WHAT TO PRODUCE
Only one span of the listing below is wanted: the lines from the one with "Recreate this image" through the one with "fig = plt.figure(figsize=(W", reproduced exactly, both ends kept.

RECORDS FOR THIS TASK
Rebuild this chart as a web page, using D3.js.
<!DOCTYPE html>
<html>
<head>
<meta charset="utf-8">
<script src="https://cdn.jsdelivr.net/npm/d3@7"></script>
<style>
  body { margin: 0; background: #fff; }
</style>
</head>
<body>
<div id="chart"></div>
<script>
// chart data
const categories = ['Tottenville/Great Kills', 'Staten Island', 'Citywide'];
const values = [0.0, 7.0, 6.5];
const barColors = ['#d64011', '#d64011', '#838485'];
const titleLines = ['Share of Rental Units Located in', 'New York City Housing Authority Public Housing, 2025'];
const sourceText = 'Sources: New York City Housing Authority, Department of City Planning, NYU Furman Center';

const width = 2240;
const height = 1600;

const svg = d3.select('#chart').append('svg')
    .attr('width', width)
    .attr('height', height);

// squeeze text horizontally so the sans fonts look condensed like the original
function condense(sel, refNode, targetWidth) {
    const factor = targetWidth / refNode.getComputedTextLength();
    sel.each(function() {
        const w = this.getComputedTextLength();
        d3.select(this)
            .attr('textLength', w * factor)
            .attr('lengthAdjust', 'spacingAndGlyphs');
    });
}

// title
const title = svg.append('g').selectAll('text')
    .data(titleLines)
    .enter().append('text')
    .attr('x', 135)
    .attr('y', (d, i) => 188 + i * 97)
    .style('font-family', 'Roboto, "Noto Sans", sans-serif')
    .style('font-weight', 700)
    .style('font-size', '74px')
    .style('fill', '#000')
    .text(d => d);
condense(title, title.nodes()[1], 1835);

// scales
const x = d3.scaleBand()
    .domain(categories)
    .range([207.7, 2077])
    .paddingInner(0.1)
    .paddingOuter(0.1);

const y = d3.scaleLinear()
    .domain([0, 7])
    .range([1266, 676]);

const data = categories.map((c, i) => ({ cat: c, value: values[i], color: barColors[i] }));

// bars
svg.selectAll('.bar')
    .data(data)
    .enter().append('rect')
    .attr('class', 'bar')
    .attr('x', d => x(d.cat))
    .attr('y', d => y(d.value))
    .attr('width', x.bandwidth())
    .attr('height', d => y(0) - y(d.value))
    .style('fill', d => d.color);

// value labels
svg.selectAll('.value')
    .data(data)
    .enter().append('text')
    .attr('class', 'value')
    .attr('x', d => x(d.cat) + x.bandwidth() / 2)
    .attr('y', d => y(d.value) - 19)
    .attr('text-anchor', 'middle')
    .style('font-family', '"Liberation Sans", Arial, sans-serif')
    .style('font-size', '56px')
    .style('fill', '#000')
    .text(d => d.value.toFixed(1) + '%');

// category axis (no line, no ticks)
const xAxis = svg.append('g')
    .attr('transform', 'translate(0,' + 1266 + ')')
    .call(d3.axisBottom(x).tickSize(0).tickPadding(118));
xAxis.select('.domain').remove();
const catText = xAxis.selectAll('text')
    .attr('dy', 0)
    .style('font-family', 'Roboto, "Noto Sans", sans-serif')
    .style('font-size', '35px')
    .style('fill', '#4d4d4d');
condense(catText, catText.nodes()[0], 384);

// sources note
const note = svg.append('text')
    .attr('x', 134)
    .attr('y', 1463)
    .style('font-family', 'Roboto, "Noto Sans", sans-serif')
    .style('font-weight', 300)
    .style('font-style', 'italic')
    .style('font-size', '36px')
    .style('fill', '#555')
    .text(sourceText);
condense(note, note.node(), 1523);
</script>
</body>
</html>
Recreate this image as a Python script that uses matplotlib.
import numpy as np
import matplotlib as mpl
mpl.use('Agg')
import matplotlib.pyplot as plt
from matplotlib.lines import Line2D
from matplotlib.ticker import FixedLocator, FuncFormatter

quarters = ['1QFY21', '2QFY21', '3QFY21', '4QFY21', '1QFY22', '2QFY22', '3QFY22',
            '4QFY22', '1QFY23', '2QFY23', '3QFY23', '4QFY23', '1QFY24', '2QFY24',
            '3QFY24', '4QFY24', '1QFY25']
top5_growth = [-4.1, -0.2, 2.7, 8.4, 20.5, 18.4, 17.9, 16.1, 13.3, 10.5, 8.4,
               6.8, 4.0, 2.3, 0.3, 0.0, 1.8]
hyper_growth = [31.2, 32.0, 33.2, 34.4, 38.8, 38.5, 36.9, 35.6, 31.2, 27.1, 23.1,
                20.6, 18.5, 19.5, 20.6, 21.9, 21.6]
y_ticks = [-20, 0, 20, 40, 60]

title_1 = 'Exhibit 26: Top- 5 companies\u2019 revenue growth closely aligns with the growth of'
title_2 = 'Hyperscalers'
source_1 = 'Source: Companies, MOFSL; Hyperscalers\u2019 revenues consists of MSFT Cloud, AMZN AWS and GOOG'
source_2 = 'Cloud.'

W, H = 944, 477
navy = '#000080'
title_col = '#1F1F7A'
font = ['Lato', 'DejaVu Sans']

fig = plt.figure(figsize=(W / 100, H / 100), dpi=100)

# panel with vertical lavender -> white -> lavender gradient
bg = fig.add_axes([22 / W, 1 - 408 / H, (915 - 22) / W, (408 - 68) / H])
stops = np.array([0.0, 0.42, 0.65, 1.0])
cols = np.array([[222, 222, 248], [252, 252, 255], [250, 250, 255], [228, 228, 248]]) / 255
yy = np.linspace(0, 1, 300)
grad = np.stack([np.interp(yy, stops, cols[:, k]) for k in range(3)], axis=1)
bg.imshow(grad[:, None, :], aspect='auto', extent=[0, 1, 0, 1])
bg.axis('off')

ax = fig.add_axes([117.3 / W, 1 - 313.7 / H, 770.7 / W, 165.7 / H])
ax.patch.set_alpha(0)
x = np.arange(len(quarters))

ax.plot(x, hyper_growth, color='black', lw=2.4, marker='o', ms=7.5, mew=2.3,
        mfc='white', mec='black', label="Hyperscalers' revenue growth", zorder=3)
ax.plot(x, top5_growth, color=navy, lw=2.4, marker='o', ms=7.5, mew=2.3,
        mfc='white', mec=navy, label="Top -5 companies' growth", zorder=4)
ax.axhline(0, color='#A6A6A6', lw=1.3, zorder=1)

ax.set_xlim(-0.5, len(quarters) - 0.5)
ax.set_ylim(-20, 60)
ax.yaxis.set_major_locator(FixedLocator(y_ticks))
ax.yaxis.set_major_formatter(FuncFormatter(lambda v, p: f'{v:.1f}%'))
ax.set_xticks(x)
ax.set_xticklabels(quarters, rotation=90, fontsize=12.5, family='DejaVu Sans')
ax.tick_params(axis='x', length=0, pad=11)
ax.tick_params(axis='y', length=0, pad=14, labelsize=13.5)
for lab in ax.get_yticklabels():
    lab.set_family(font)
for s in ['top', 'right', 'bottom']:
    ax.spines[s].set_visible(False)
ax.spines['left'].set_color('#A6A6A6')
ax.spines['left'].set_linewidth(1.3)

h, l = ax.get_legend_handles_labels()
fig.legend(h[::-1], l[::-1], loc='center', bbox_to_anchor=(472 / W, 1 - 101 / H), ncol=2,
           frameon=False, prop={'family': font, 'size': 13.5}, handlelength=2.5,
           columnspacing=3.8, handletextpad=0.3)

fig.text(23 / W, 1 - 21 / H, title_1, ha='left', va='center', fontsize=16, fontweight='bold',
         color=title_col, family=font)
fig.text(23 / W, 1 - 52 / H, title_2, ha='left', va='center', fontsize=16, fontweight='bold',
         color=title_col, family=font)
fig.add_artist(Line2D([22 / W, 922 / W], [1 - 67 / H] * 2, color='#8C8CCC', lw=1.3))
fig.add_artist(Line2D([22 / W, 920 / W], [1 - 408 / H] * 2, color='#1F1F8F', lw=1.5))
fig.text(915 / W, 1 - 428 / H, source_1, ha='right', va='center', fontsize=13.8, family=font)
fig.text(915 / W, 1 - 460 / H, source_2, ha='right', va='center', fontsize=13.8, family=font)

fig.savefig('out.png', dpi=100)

SOLUTION TO THIS TASK
Recreate this image as a Python script that uses matplotlib.
import numpy as np
import matplotlib as mpl
mpl.use('Agg')
import matplotlib.pyplot as plt
from matplotlib.lines import Line2D
from matplotlib.ticker import FixedLocator, FuncFormatter

quarters = ['1QFY21', '2QFY21', '3QFY21', '4QFY21', '1QFY22', '2QFY22', '3QFY22',
            '4QFY22', '1QFY23', '2QFY23', '3QFY23', '4QFY23', '1QFY24', '2QFY24',
            '3QFY24', '4QFY24', '1QFY25']
top5_growth = [-4.1, -0.2, 2.7, 8.4, 20.5, 18.4, 17.9, 16.1, 13.3, 10.5, 8.4,
               6.8, 4.0, 2.3, 0.3, 0.0, 1.8]
hyper_growth = [31.2, 32.0, 33.2, 34.4, 38.8, 38.5, 36.9, 35.6, 31.2, 27.1, 23.1,
                20.6, 18.5, 19.5, 20.6, 21.9, 21.6]
y_ticks = [-20, 0, 20, 40, 60]

title_1 = 'Exhibit 26: Top- 5 companies\u2019 revenue growth closely aligns with the growth of'
title_2 = 'Hyperscalers'
source_1 = 'Source: Companies, MOFSL; Hyperscalers\u2019 revenues consists of MSFT Cloud, AMZN AWS and GOOG'
source_2 = 'Cloud.'

W, H = 944, 477
navy = '#000080'
title_col = '#1F1F7A'
font = ['Lato', 'DejaVu Sans']

fig = plt.figure(figsize=(W / 100, H / 100), dpi=100)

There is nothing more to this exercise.